## BEGIN RECORDED INFORMATION

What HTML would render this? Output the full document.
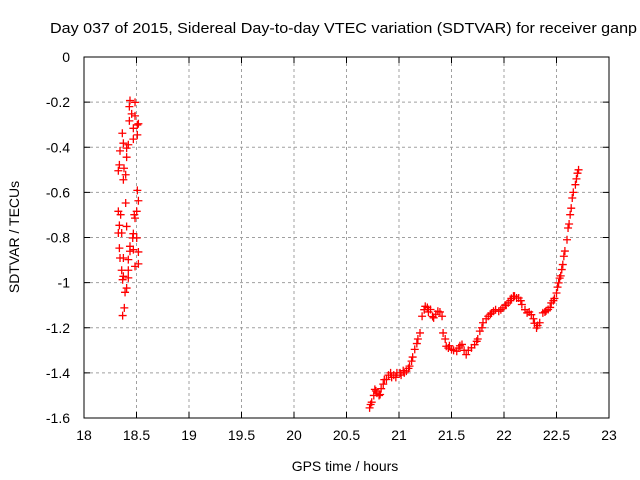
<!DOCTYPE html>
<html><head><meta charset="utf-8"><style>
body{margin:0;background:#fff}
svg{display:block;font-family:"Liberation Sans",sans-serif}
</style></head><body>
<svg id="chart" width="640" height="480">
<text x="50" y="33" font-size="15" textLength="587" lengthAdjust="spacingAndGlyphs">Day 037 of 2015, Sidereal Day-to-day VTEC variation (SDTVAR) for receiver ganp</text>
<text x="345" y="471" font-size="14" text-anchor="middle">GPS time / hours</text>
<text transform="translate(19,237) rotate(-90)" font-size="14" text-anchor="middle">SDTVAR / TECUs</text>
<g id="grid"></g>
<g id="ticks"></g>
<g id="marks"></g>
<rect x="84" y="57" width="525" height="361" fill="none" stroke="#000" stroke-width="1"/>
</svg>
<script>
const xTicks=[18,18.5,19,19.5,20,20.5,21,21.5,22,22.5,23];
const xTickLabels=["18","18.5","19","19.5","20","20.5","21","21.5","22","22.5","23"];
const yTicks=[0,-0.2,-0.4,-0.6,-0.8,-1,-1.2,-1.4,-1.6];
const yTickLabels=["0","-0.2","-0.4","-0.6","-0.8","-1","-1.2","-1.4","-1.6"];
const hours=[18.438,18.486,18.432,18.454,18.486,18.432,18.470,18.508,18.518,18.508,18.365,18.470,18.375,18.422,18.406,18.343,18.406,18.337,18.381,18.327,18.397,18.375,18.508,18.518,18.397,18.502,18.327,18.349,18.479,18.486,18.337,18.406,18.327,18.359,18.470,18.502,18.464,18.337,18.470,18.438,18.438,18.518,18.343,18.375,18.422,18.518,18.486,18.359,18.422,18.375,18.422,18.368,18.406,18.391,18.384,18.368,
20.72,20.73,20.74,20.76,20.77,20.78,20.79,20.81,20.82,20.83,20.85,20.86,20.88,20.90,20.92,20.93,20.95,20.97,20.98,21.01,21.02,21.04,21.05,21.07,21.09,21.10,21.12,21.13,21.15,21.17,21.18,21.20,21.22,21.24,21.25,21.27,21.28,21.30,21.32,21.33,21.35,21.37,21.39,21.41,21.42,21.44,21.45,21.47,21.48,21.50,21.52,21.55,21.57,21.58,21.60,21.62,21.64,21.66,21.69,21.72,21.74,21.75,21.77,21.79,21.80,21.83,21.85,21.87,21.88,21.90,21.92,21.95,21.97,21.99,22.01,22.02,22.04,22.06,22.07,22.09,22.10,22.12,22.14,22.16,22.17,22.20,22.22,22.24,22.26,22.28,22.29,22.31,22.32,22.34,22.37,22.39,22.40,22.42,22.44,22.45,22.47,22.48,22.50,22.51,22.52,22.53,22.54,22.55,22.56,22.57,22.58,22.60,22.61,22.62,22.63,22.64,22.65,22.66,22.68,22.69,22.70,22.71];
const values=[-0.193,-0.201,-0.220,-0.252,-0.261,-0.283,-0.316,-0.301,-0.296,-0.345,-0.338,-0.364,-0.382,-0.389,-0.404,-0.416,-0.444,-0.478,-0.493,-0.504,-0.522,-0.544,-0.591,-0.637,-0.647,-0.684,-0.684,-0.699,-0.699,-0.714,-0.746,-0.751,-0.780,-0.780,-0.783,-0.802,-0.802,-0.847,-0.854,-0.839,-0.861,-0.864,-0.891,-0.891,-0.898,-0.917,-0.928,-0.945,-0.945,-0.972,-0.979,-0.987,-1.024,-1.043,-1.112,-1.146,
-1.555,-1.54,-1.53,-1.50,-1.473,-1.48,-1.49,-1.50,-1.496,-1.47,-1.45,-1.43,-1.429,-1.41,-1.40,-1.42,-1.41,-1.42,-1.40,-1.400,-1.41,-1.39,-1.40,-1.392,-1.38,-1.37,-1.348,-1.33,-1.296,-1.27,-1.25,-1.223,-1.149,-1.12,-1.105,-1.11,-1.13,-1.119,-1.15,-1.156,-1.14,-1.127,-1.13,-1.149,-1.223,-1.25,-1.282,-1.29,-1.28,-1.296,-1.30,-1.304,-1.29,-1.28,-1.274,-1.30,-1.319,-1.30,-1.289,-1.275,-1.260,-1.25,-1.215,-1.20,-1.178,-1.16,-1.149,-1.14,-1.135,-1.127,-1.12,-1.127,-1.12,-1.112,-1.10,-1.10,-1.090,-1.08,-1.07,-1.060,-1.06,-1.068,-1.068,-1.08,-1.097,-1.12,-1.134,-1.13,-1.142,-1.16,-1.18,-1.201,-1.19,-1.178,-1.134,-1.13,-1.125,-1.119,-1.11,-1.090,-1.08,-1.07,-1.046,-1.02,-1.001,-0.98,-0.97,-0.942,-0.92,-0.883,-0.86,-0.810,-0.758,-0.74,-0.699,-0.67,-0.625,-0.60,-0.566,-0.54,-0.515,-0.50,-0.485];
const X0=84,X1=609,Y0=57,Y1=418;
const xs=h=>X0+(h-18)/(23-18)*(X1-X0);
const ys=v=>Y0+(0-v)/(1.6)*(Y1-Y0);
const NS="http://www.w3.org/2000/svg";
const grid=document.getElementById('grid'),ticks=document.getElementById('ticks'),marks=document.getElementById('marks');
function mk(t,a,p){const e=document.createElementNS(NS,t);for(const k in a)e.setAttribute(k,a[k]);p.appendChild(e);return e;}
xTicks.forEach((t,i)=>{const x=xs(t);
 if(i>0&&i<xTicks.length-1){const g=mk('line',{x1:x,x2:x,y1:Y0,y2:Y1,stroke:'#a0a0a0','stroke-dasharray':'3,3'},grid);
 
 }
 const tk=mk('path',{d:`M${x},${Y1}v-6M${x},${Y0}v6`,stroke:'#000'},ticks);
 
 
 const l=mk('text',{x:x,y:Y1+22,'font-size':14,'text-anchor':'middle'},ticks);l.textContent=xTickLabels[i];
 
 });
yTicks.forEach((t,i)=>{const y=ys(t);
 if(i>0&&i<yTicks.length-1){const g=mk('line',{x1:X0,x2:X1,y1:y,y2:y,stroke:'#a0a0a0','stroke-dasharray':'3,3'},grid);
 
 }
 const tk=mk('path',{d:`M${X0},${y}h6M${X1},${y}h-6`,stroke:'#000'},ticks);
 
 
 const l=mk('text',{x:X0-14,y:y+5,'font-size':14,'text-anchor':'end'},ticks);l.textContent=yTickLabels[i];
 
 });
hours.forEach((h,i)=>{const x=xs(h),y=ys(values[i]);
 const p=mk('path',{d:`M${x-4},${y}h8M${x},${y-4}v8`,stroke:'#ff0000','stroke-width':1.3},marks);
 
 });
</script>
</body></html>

## END RECORDED INFORMATION

● YOUR INSTRUCTIONS: Reproduce every line exactly and omit all pictures.

● COMPLETE RESPONSE:
What HTML would render this? Output the full document.
<!DOCTYPE html>
<html><head><meta charset="utf-8"><style>
body{margin:0;background:#fff}
svg{display:block;font-family:"Liberation Sans",sans-serif}
</style></head><body>
<svg id="chart" width="640" height="480">
<text x="50" y="33" font-size="15" textLength="587" lengthAdjust="spacingAndGlyphs">Day 037 of 2015, Sidereal Day-to-day VTEC variation (SDTVAR) for receiver ganp</text>
<text x="345" y="471" font-size="14" text-anchor="middle">GPS time / hours</text>
<text transform="translate(19,237) rotate(-90)" font-size="14" text-anchor="middle">SDTVAR / TECUs</text>
<g id="grid"></g>
<g id="ticks"></g>
<g id="marks"></g>
<rect x="84" y="57" width="525" height="361" fill="none" stroke="#000" stroke-width="1"/>
</svg>
<script>
const xTicks=[18,18.5,19,19.5,20,20.5,21,21.5,22,22.5,23];
const xTickLabels=["18","18.5","19","19.5","20","20.5","21","21.5","22","22.5","23"];
const yTicks=[0,-0.2,-0.4,-0.6,-0.8,-1,-1.2,-1.4,-1.6];
const yTickLabels=["0","-0.2","-0.4","-0.6","-0.8","-1","-1.2","-1.4","-1.6"];
const hours=[18.438,18.486,18.432,18.454,18.486,18.432,18.470,18.508,18.518,18.508,18.365,18.470,18.375,18.422,18.406,18.343,18.406,18.337,18.381,18.327,18.397,18.375,18.508,18.518,18.397,18.502,18.327,18.349,18.479,18.486,18.337,18.406,18.327,18.359,18.470,18.502,18.464,18.337,18.470,18.438,18.438,18.518,18.343,18.375,18.422,18.518,18.486,18.359,18.422,18.375,18.422,18.368,18.406,18.391,18.384,18.368,
20.72,20.73,20.74,20.76,20.77,20.78,20.79,20.81,20.82,20.83,20.85,20.86,20.88,20.90,20.92,20.93,20.95,20.97,20.98,21.01,21.02,21.04,21.05,21.07,21.09,21.10,21.12,21.13,21.15,21.17,21.18,21.20,21.22,21.24,21.25,21.27,21.28,21.30,21.32,21.33,21.35,21.37,21.39,21.41,21.42,21.44,21.45,21.47,21.48,21.50,21.52,21.55,21.57,21.58,21.60,21.62,21.64,21.66,21.69,21.72,21.74,21.75,21.77,21.79,21.80,21.83,21.85,21.87,21.88,21.90,21.92,21.95,21.97,21.99,22.01,22.02,22.04,22.06,22.07,22.09,22.10,22.12,22.14,22.16,22.17,22.20,22.22,22.24,22.26,22.28,22.29,22.31,22.32,22.34,22.37,22.39,22.40,22.42,22.44,22.45,22.47,22.48,22.50,22.51,22.52,22.53,22.54,22.55,22.56,22.57,22.58,22.60,22.61,22.62,22.63,22.64,22.65,22.66,22.68,22.69,22.70,22.71];
const values=[-0.193,-0.201,-0.220,-0.252,-0.261,-0.283,-0.316,-0.301,-0.296,-0.345,-0.338,-0.364,-0.382,-0.389,-0.404,-0.416,-0.444,-0.478,-0.493,-0.504,-0.522,-0.544,-0.591,-0.637,-0.647,-0.684,-0.684,-0.699,-0.699,-0.714,-0.746,-0.751,-0.780,-0.780,-0.783,-0.802,-0.802,-0.847,-0.854,-0.839,-0.861,-0.864,-0.891,-0.891,-0.898,-0.917,-0.928,-0.945,-0.945,-0.972,-0.979,-0.987,-1.024,-1.043,-1.112,-1.146,
-1.555,-1.54,-1.53,-1.50,-1.473,-1.48,-1.49,-1.50,-1.496,-1.47,-1.45,-1.43,-1.429,-1.41,-1.40,-1.42,-1.41,-1.42,-1.40,-1.400,-1.41,-1.39,-1.40,-1.392,-1.38,-1.37,-1.348,-1.33,-1.296,-1.27,-1.25,-1.223,-1.149,-1.12,-1.105,-1.11,-1.13,-1.119,-1.15,-1.156,-1.14,-1.127,-1.13,-1.149,-1.223,-1.25,-1.282,-1.29,-1.28,-1.296,-1.30,-1.304,-1.29,-1.28,-1.274,-1.30,-1.319,-1.30,-1.289,-1.275,-1.260,-1.25,-1.215,-1.20,-1.178,-1.16,-1.149,-1.14,-1.135,-1.127,-1.12,-1.127,-1.12,-1.112,-1.10,-1.10,-1.090,-1.08,-1.07,-1.060,-1.06,-1.068,-1.068,-1.08,-1.097,-1.12,-1.134,-1.13,-1.142,-1.16,-1.18,-1.201,-1.19,-1.178,-1.134,-1.13,-1.125,-1.119,-1.11,-1.090,-1.08,-1.07,-1.046,-1.02,-1.001,-0.98,-0.97,-0.942,-0.92,-0.883,-0.86,-0.810,-0.758,-0.74,-0.699,-0.67,-0.625,-0.60,-0.566,-0.54,-0.515,-0.50,-0.485];
const X0=84,X1=609,Y0=57,Y1=418;
const xs=h=>X0+(h-18)/(23-18)*(X1-X0);
const ys=v=>Y0+(0-v)/(1.6)*(Y1-Y0);
const NS="http://www.w3.org/2000/svg";
const grid=document.getElementById('grid'),ticks=document.getElementById('ticks'),marks=document.getElementById('marks');
function mk(t,a,p){const e=document.createElementNS(NS,t);for(const k in a)e.setAttribute(k,a[k]);p.appendChild(e);return e;}
xTicks.forEach((t,i)=>{const x=xs(t);
 if(i>0&&i<xTicks.length-1){const g=mk('line',{x1:x,x2:x,y1:Y0,y2:Y1,stroke:'#a0a0a0','stroke-dasharray':'3,3'},grid);
 
 }
 const tk=mk('path',{d:`M${x},${Y1}v-6M${x},${Y0}v6`,stroke:'#000'},ticks);
 
 
 const l=mk('text',{x:x,y:Y1+22,'font-size':14,'text-anchor':'middle'},ticks);l.textContent=xTickLabels[i];
 
 });
yTicks.forEach((t,i)=>{const y=ys(t);
 if(i>0&&i<yTicks.length-1){const g=mk('line',{x1:X0,x2:X1,y1:y,y2:y,stroke:'#a0a0a0','stroke-dasharray':'3,3'},grid);
 
 }
 const tk=mk('path',{d:`M${X0},${y}h6M${X1},${y}h-6`,stroke:'#000'},ticks);
 
 
 const l=mk('text',{x:X0-14,y:y+5,'font-size':14,'text-anchor':'end'},ticks);l.textContent=yTickLabels[i];
 
 });
hours.forEach((h,i)=>{const x=xs(h),y=ys(values[i]);
 const p=mk('path',{d:`M${x-4},${y}h8M${x},${y-4}v8`,stroke:'#ff0000','stroke-width':1.3},marks);
 
 });
</script>
</body></html>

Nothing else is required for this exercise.